PRSUs granted to Teradyne’s executive officers may also have a performance metric based on three-year cumulative non-GAAP profit before interest and tax (“PBIT”) as a percent of Teradyne’s revenue. Non-GAAP PBIT is a financial measure equal to GAAP income from operations less restructuring and other, net; amortization of acquired intangible assets; acquisition and divestiture related charges or credits; pension actuarial gains and losses; non-cash convertible debt interest expense; and other non-recurring gains and charges. The final number of PBIT PRSUs that vest will vary based upon the level of performance achieved from 0% to 200% of the target shares. The PBIT PRSUs will vest upon the three-year anniversary of the grant date. Compensation expense is recognized on a straight-line basis over the shorter of the three-year service period or the period from the grant date to the date described in the retirement provisions below. Compensation expense for executive officers meeting the retirement provisions prior to the grant date is recognized during the year following the grant. Compensation expense is recognized based on the number of units that are earned based upon the three-year Teradyne PBIT as a percent of Teradyne’s revenue, provided the executive officer remains an employee at the end of the three-year period subject to the retirement and termination eligibility provisions noted below.
If a PRSU recipient’s employment ends prior to the determination of the performance percentage due to (1) death or (2) after attaining both at least age sixty and at least ten years of service, retirement or termination other than for cause, then all or a portion of the recipient’s PRSUs (based on the actual performance percentage achieved on the determination date) will vest on the date the performance percentage is determined. Except as set forth in the preceding sentence, no PRSUs will vest if the executive officer is no longer an employee at the end of the three-year period. Stock options to purchase Teradyne’s common stock at 100% of the fair market value on the grant date vest in equal annual installments over four years from the grant date and have a maximum term of seven years.

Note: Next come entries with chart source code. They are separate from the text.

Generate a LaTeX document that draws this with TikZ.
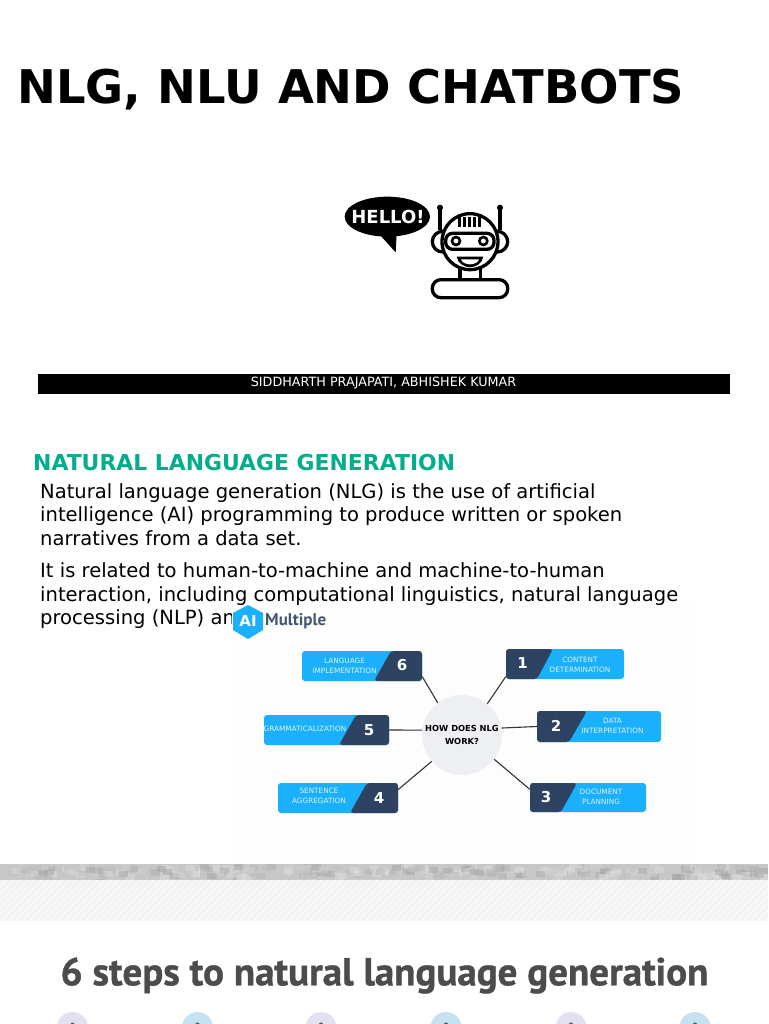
\documentclass[tikz,border=0pt]{standalone}
\usepackage{fontspec}
\setmainfont{DejaVu Sans}
\newfontfamily\stepsfont{PT Sans}
\newfontfamily\headfont[BoldFeatures={FakeBold=1}]{PT Sans}
\definecolor{stepblue}{HTML}{1AB0FB}
\definecolor{stepdark}{HTML}{2E4361}
\definecolor{hubgray}{HTML}{EDEFF3}
\definecolor{titlegreen}{HTML}{00AE8C}
\definecolor{lavender}{HTML}{E3E1F1}
\definecolor{paleblue}{HTML}{C6E2F2}
\tikzset{
    bodytext/.style={anchor=north west,inner sep=0pt,font=\fontsize{19.55}{23.4}\selectfont,align=left,text=black},
    stepbox/.style={rounded corners=3pt,fill=stepblue,inner sep=0pt},
    steptext/.style={text=white!85!stepblue,font=\fontsize{7.3}{10.2}\selectfont,align=center,inner sep=0pt},
    stepnum/.style={text=white,font=\fontsize{15}{15}\selectfont\bfseries,inner sep=0pt},
    spoke/.style={draw=black!80,line width=1.1pt},
    robot/.style={line width=3.3pt,draw=black}
}
\begin{document}
\begin{tikzpicture}[x=1pt,y=-1pt]
    \useasboundingbox (0,0) rectangle (768,1024);
    \clip (0,0) rectangle (768,1024);
    \fill[white] (0,0) rectangle (768,1024);

    % heading and name bar
    \node[anchor=west,inner sep=0pt,font=\fontsize{46.4}{46}\selectfont\bfseries] (title) at (17,90) {NLG, NLU AND CHATBOTS};
    \node[fill=black,minimum width=692pt,minimum height=20pt,inner sep=0pt] (namebar) at (384,383.5) {};
    \node[text=white,font=\fontsize{12.75}{13}\selectfont,inner sep=0pt] (names) at (383.5,383.5) {SIDDHARTH PRAJAPATI, ABHISHEK KUMAR};

    % speech bubble and robot, in 3x units
    \begin{scope}[shift={(330,180)},scale=1/3]
        \fill (172,110) ellipse (128 and 60);
        \fill (150,165) -- (197,217) -- (200,160) -- cycle;
        \node[text=white,font=\fontsize{18}{18}\selectfont\bfseries,inner sep=0pt] (hello) at (174,112) {HELLO!};
        \draw[robot] (330,85) -- (330,150);
        \draw[robot] (510,85) -- (510,150);
        \fill (330,83) circle (9);
        \fill (510,83) circle (9);
        \draw[robot] (338,185) circle (31);
        \draw[robot] (502,185) circle (31);
        \draw[robot,fill=white] (420,185) circle (84);
        \foreach \x in {388,403,418,433,448}
            \draw[line width=2.4pt] (\x,112) -- (\x,140);
        \draw[robot,rounded corners=7pt,fill=white] (347,160) rectangle (492,208);
        \draw[line width=2.6pt] (378,183) circle (12);
        \draw[line width=2.6pt] (460,183) circle (12);
        \fill (380,230) -- (460,230) .. controls (452,272) and (388,272) .. cycle;
        \fill[white] (393,238) -- (447,238) .. controls (441,258) and (399,258) .. cycle;
        \draw[robot] (390,268) -- (390,298);
        \draw[robot] (452,268) -- (452,298);
        \draw[robot,rounded corners=8.5pt] (307,299) rectangle (533,353);
    \end{scope}

    % section heading and text
    \node[anchor=west,inner sep=0pt,text=titlegreen,font=\fontsize{21.9}{22}\selectfont\bfseries] (sechead) at (33,462.5) {NATURAL LANGUAGE GENERATION};
    \node[bodytext] (para1) at (40,483.5) {Natural language generation (NLG) is the use of artificial\\intelligence (AI) programming to produce written or spoken\\narratives from a data set.};
    \node[bodytext] (para2) at (40,562.7) {It is related to human-to-machine and machine-to-human\\interaction, including computational linguistics, natural language\\processing (NLP) an};

    % pasted figure
    \fill[black!0.7] (232,606) rectangle (695,858);
    \fill[stepblue] (248,605) -- (263,613) -- (263,630) -- (248,639) -- (233,630) -- (233,613) -- cycle;
    \node[text=white,font=\fontsize{15}{15}\selectfont\bfseries,inner sep=0pt] (logoai) at (248,621.5) {AI};
    \node[anchor=west,text=stepdark!90!white,font=\stepsfont\fontsize{17}{17}\selectfont\bfseries,inner sep=0pt] (logotext) at (265,621) {Multiple};

    % center circle
    \node[circle,fill=hubgray,minimum size=80pt,inner sep=0pt] (hub) at (462,735) {};
    \node[align=center,inner sep=0pt,font=\fontsize{8.3}{12.5}\selectfont\bfseries] (hubtext) at (462,735) {HOW DOES NLG\\WORK?};

    % step boxes
    \foreach \n/\xa/\ya/\xb/\yb/\txt/\tx/\ty in {
        six/302/651/422/681/{LANGUAGE\\IMPLEMENTATION}/344.5/665.5,
        five/264/715/389/745/{GRAMMATICALIZATION}/305/729,
        four/278/783/398/813/{SENTENCE\\AGGREGATION}/319/796,
        one/506/649/624/679/{CONTENT\\DETERMINATION}/580/664.5,
        two/537/711/661/742/{DATA\\INTERPRETATION}/612.5/726,
        three/530/783/646/812/{DOCUMENT\\PLANNING}/601/796.5} {
            \node[stepbox,minimum width={(\xb-\xa)*1pt},minimum height={(\yb-\ya)*1pt}] (box\n) at ({(\xa+\xb)/2},{(\ya+\yb)/2}) {};
            \node[steptext] (label\n) at (\tx,\ty) {\txt};
    }
    \fill[stepdark,rounded corners=3pt] (506,649) -- (553,649) -- (537,679) -- (506,679) -- cycle;
    \fill[stepdark,rounded corners=3pt] (537,711) -- (587,711) -- (569,742) -- (537,742) -- cycle;
    \fill[stepdark,rounded corners=3pt] (530,783) -- (577,783) -- (561,812) -- (530,812) -- cycle;
    \fill[stepdark,rounded corners=3pt] (391,651) -- (422,651) -- (422,681) -- (374,681) -- cycle;
    \fill[stepdark,rounded corners=3pt] (356,715) -- (389,715) -- (389,745) -- (339,745) -- cycle;
    \fill[stepdark,rounded corners=3pt] (367,783) -- (398,783) -- (398,813) -- (350,813) -- cycle;
    \foreach \n/\x/\y in {1/522.5/663,2/556/726,3/546/797,4/379/798,5/369/730,6/402/665}
        \node[stepnum] (num\n) at (\x,\y) {\n};

    % spokes
    \draw[spoke] (boxsix.-10) -- (hub.127);
    \draw[spoke] (boxone.192) -- (hub.51);
    \draw[spoke] (boxfive.east) -- (hub.173);
    \draw[spoke] (boxtwo.west) -- (hub.10);
    \draw[spoke] (boxfour.8) -- (hub.221);
    \draw[spoke] (boxthree.172) -- (hub.323);

    % bands at the bottom
    \fill[black!22] (0,864) rectangle (768,880);
    \pgfmathsetseed{7}
    \foreach \i in {1,...,300} {
        \pgfmathsetmacro{\bx}{random(0,760)}
        \pgfmathsetmacro{\by}{random(864,874)}
        \pgfmathsetmacro{\bt}{random(10,38)}
        \fill[black!\bt,opacity=0.45] (\bx,\by) rectangle ++(9,6);
    }
    \fill[black!5] (0,880) rectangle (768,921);
    \foreach \x in {0,7,...,812}
        \draw[white,opacity=0.5,line width=2pt] (\x,880) -- (\x-41,921);

    % second heading
    \node[text=black!70,inner sep=0pt,font=\headfont\fontsize{39}{39}\selectfont\bfseries] (stepshead) at (384.5,975.5) {6 steps to natural language generation};
    \foreach \x/\c/\d in {72.5/lavender/1,197.5/paleblue/2,321/lavender/3,446/paleblue/4,571/lavender/5,695/paleblue/6} {
        \node[circle,fill=\c,minimum size=31pt,inner sep=0pt] (dot\d) at (\x,1027.5) {};
        \fill[\c!40!black] (\x,1024) ellipse (2 and 1.5);
    }
\end{tikzpicture}
\end{document}
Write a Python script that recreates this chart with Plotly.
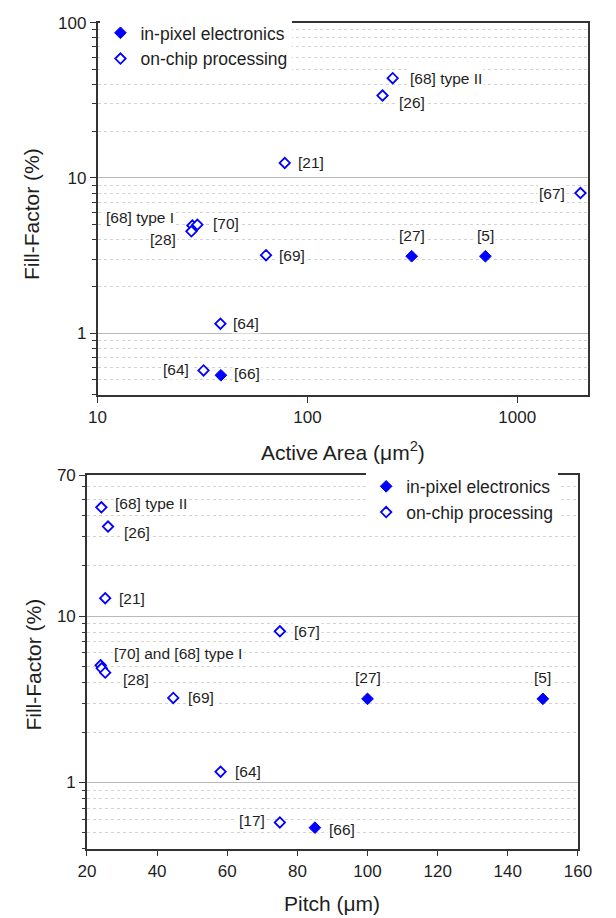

On January 22, 2024, the Board enacted the Executive Retirement Policy for Restricted Stock Unit and Option Vesting (the "Retirement Policy"). Under the Retirement Policy, an executive officer that is over the age of 65 and has 10 or more years of service as of the effective date of his or her retirement will be eligible for continued vesting of his or her unvested time-based restricted stock units and stock options granted prior to his or her retirement date.
During the nine months ended September 29, 2024, and October 1, 2023, Teradyne granted 0.6 million and 0.5 million of service-based restricted stock unit awards to employees at a weighted average grant date fair value of $95.98 and $102.66, respectively, and less than 0.1 million and 0.1 million of service-based restricted stock unit awards to non-employee directors at a weighted average grant date fair value of $120.38 and $90.50, respectively.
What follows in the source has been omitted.